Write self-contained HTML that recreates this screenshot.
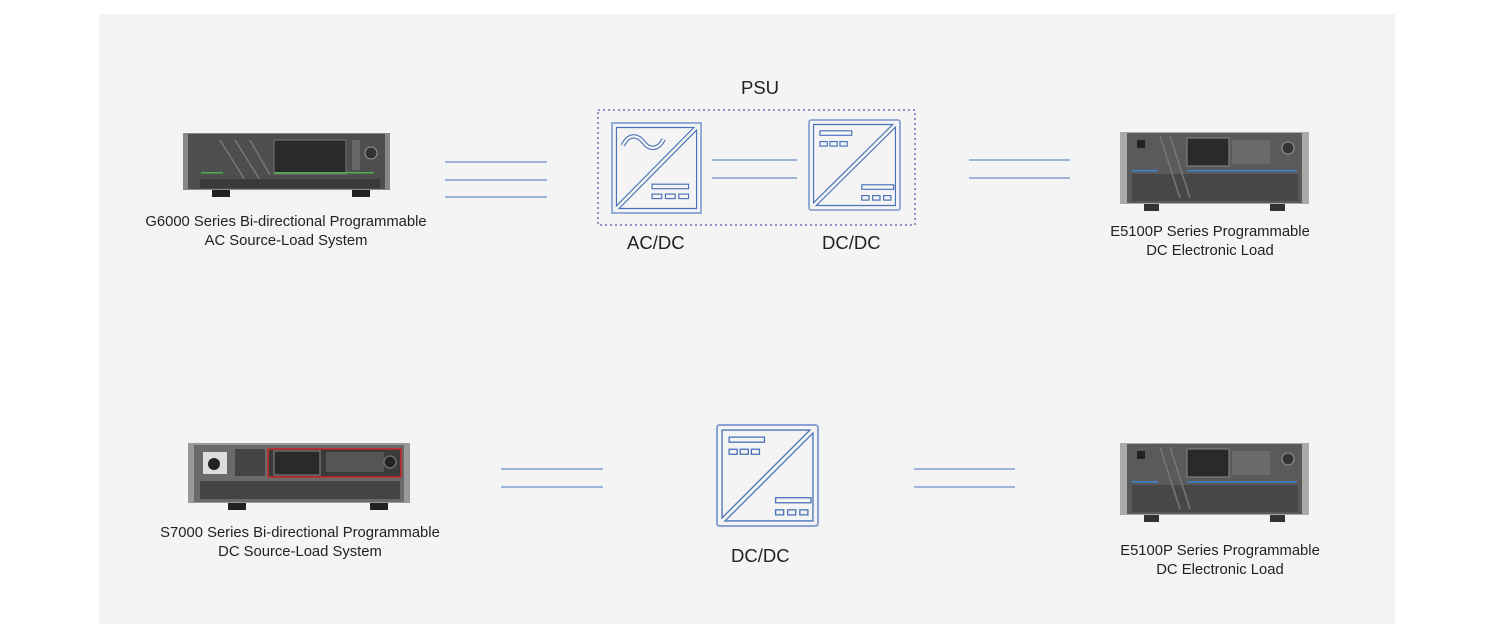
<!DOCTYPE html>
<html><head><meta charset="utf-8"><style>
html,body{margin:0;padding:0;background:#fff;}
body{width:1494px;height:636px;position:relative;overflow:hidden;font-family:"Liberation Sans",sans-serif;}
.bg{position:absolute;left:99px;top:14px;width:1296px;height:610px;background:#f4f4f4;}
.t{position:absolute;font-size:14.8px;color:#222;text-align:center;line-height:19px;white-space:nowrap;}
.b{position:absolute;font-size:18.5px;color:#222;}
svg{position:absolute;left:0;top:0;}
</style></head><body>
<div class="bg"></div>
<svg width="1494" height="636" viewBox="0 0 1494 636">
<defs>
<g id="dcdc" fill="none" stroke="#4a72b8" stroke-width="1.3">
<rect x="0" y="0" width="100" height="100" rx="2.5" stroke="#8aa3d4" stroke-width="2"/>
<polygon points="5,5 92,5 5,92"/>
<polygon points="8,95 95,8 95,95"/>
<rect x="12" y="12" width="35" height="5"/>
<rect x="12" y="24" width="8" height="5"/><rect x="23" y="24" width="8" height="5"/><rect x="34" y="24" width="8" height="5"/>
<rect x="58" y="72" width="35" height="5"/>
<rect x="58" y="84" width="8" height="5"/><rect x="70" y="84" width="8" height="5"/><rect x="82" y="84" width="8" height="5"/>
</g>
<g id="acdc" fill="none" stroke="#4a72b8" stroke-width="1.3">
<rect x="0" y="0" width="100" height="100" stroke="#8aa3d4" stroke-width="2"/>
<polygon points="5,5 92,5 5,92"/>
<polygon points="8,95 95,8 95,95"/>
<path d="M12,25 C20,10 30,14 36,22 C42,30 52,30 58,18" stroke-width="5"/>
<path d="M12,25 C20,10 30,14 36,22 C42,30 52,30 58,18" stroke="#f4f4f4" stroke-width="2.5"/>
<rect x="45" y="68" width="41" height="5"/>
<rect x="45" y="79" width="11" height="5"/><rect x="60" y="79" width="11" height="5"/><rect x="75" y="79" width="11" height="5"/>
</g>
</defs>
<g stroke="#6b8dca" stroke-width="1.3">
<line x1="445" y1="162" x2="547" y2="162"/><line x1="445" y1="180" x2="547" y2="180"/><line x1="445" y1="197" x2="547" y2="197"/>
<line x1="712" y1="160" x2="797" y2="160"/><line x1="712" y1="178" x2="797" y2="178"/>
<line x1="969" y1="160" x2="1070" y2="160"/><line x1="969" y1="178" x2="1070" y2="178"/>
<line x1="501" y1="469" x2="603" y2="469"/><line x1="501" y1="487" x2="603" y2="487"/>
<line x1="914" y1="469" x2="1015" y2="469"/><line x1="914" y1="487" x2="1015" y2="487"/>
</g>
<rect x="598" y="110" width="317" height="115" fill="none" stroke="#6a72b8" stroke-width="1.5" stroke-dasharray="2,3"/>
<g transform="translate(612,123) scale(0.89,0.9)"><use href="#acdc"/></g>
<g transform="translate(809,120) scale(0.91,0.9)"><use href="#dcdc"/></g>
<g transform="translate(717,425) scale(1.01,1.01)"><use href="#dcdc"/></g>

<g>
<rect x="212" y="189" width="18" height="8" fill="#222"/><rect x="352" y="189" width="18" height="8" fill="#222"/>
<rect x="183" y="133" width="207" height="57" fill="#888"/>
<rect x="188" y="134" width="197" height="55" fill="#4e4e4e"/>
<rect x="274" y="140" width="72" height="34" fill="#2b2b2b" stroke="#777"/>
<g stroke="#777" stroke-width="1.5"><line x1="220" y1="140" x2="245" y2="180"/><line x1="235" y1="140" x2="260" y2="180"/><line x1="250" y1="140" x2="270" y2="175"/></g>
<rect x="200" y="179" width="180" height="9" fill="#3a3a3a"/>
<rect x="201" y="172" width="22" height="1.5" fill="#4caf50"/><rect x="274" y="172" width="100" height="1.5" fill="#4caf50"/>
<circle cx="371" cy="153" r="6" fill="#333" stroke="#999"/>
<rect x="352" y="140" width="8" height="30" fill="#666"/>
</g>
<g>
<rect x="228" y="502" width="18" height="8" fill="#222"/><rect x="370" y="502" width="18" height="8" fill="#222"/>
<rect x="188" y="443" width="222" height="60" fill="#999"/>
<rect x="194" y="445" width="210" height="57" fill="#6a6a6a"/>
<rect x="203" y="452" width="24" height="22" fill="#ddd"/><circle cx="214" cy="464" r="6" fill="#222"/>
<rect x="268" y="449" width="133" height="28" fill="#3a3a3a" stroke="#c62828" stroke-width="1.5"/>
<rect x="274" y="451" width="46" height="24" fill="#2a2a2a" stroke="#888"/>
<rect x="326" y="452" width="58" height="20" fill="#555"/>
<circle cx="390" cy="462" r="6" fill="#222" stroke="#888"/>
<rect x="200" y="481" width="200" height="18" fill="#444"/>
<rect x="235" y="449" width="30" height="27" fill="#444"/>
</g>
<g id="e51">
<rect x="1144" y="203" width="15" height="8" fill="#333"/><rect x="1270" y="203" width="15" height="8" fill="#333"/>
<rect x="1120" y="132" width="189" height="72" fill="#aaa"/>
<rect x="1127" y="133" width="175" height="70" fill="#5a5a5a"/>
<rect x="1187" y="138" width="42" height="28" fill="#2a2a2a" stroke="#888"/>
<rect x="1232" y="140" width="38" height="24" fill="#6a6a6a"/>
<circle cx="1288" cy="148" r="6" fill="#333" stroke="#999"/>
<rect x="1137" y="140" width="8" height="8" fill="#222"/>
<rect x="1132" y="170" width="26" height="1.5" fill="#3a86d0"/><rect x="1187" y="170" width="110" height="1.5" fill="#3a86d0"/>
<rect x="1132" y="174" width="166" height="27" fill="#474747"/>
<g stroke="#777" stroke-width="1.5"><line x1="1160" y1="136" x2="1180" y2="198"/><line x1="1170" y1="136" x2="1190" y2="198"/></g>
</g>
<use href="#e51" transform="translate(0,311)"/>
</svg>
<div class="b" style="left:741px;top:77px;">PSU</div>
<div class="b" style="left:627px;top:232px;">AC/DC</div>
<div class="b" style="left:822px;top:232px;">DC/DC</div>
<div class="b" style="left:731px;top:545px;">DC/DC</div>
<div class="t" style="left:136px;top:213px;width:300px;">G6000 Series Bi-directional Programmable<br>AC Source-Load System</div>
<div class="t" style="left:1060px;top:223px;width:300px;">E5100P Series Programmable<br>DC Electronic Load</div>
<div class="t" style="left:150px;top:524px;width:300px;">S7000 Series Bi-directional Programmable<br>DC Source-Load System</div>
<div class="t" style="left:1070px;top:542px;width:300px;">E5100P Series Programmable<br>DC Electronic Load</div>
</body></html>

===============

- [What you have to do]
Copy out each line exactly, without the pictures.

- [Response to this exercise]
Write self-contained HTML that recreates this screenshot.
<!DOCTYPE html>
<html><head><meta charset="utf-8"><style>
html,body{margin:0;padding:0;background:#fff;}
body{width:1494px;height:636px;position:relative;overflow:hidden;font-family:"Liberation Sans",sans-serif;}
.bg{position:absolute;left:99px;top:14px;width:1296px;height:610px;background:#f4f4f4;}
.t{position:absolute;font-size:14.8px;color:#222;text-align:center;line-height:19px;white-space:nowrap;}
.b{position:absolute;font-size:18.5px;color:#222;}
svg{position:absolute;left:0;top:0;}
</style></head><body>
<div class="bg"></div>
<svg width="1494" height="636" viewBox="0 0 1494 636">
<defs>
<g id="dcdc" fill="none" stroke="#4a72b8" stroke-width="1.3">
<rect x="0" y="0" width="100" height="100" rx="2.5" stroke="#8aa3d4" stroke-width="2"/>
<polygon points="5,5 92,5 5,92"/>
<polygon points="8,95 95,8 95,95"/>
<rect x="12" y="12" width="35" height="5"/>
<rect x="12" y="24" width="8" height="5"/><rect x="23" y="24" width="8" height="5"/><rect x="34" y="24" width="8" height="5"/>
<rect x="58" y="72" width="35" height="5"/>
<rect x="58" y="84" width="8" height="5"/><rect x="70" y="84" width="8" height="5"/><rect x="82" y="84" width="8" height="5"/>
</g>
<g id="acdc" fill="none" stroke="#4a72b8" stroke-width="1.3">
<rect x="0" y="0" width="100" height="100" stroke="#8aa3d4" stroke-width="2"/>
<polygon points="5,5 92,5 5,92"/>
<polygon points="8,95 95,8 95,95"/>
<path d="M12,25 C20,10 30,14 36,22 C42,30 52,30 58,18" stroke-width="5"/>
<path d="M12,25 C20,10 30,14 36,22 C42,30 52,30 58,18" stroke="#f4f4f4" stroke-width="2.5"/>
<rect x="45" y="68" width="41" height="5"/>
<rect x="45" y="79" width="11" height="5"/><rect x="60" y="79" width="11" height="5"/><rect x="75" y="79" width="11" height="5"/>
</g>
</defs>
<g stroke="#6b8dca" stroke-width="1.3">
<line x1="445" y1="162" x2="547" y2="162"/><line x1="445" y1="180" x2="547" y2="180"/><line x1="445" y1="197" x2="547" y2="197"/>
<line x1="712" y1="160" x2="797" y2="160"/><line x1="712" y1="178" x2="797" y2="178"/>
<line x1="969" y1="160" x2="1070" y2="160"/><line x1="969" y1="178" x2="1070" y2="178"/>
<line x1="501" y1="469" x2="603" y2="469"/><line x1="501" y1="487" x2="603" y2="487"/>
<line x1="914" y1="469" x2="1015" y2="469"/><line x1="914" y1="487" x2="1015" y2="487"/>
</g>
<rect x="598" y="110" width="317" height="115" fill="none" stroke="#6a72b8" stroke-width="1.5" stroke-dasharray="2,3"/>
<g transform="translate(612,123) scale(0.89,0.9)"><use href="#acdc"/></g>
<g transform="translate(809,120) scale(0.91,0.9)"><use href="#dcdc"/></g>
<g transform="translate(717,425) scale(1.01,1.01)"><use href="#dcdc"/></g>

<g>
<rect x="212" y="189" width="18" height="8" fill="#222"/><rect x="352" y="189" width="18" height="8" fill="#222"/>
<rect x="183" y="133" width="207" height="57" fill="#888"/>
<rect x="188" y="134" width="197" height="55" fill="#4e4e4e"/>
<rect x="274" y="140" width="72" height="34" fill="#2b2b2b" stroke="#777"/>
<g stroke="#777" stroke-width="1.5"><line x1="220" y1="140" x2="245" y2="180"/><line x1="235" y1="140" x2="260" y2="180"/><line x1="250" y1="140" x2="270" y2="175"/></g>
<rect x="200" y="179" width="180" height="9" fill="#3a3a3a"/>
<rect x="201" y="172" width="22" height="1.5" fill="#4caf50"/><rect x="274" y="172" width="100" height="1.5" fill="#4caf50"/>
<circle cx="371" cy="153" r="6" fill="#333" stroke="#999"/>
<rect x="352" y="140" width="8" height="30" fill="#666"/>
</g>
<g>
<rect x="228" y="502" width="18" height="8" fill="#222"/><rect x="370" y="502" width="18" height="8" fill="#222"/>
<rect x="188" y="443" width="222" height="60" fill="#999"/>
<rect x="194" y="445" width="210" height="57" fill="#6a6a6a"/>
<rect x="203" y="452" width="24" height="22" fill="#ddd"/><circle cx="214" cy="464" r="6" fill="#222"/>
<rect x="268" y="449" width="133" height="28" fill="#3a3a3a" stroke="#c62828" stroke-width="1.5"/>
<rect x="274" y="451" width="46" height="24" fill="#2a2a2a" stroke="#888"/>
<rect x="326" y="452" width="58" height="20" fill="#555"/>
<circle cx="390" cy="462" r="6" fill="#222" stroke="#888"/>
<rect x="200" y="481" width="200" height="18" fill="#444"/>
<rect x="235" y="449" width="30" height="27" fill="#444"/>
</g>
<g id="e51">
<rect x="1144" y="203" width="15" height="8" fill="#333"/><rect x="1270" y="203" width="15" height="8" fill="#333"/>
<rect x="1120" y="132" width="189" height="72" fill="#aaa"/>
<rect x="1127" y="133" width="175" height="70" fill="#5a5a5a"/>
<rect x="1187" y="138" width="42" height="28" fill="#2a2a2a" stroke="#888"/>
<rect x="1232" y="140" width="38" height="24" fill="#6a6a6a"/>
<circle cx="1288" cy="148" r="6" fill="#333" stroke="#999"/>
<rect x="1137" y="140" width="8" height="8" fill="#222"/>
<rect x="1132" y="170" width="26" height="1.5" fill="#3a86d0"/><rect x="1187" y="170" width="110" height="1.5" fill="#3a86d0"/>
<rect x="1132" y="174" width="166" height="27" fill="#474747"/>
<g stroke="#777" stroke-width="1.5"><line x1="1160" y1="136" x2="1180" y2="198"/><line x1="1170" y1="136" x2="1190" y2="198"/></g>
</g>
<use href="#e51" transform="translate(0,311)"/>
</svg>
<div class="b" style="left:741px;top:77px;">PSU</div>
<div class="b" style="left:627px;top:232px;">AC/DC</div>
<div class="b" style="left:822px;top:232px;">DC/DC</div>
<div class="b" style="left:731px;top:545px;">DC/DC</div>
<div class="t" style="left:136px;top:213px;width:300px;">G6000 Series Bi-directional Programmable<br>AC Source-Load System</div>
<div class="t" style="left:1060px;top:223px;width:300px;">E5100P Series Programmable<br>DC Electronic Load</div>
<div class="t" style="left:150px;top:524px;width:300px;">S7000 Series Bi-directional Programmable<br>DC Source-Load System</div>
<div class="t" style="left:1070px;top:542px;width:300px;">E5100P Series Programmable<br>DC Electronic Load</div>
</body></html>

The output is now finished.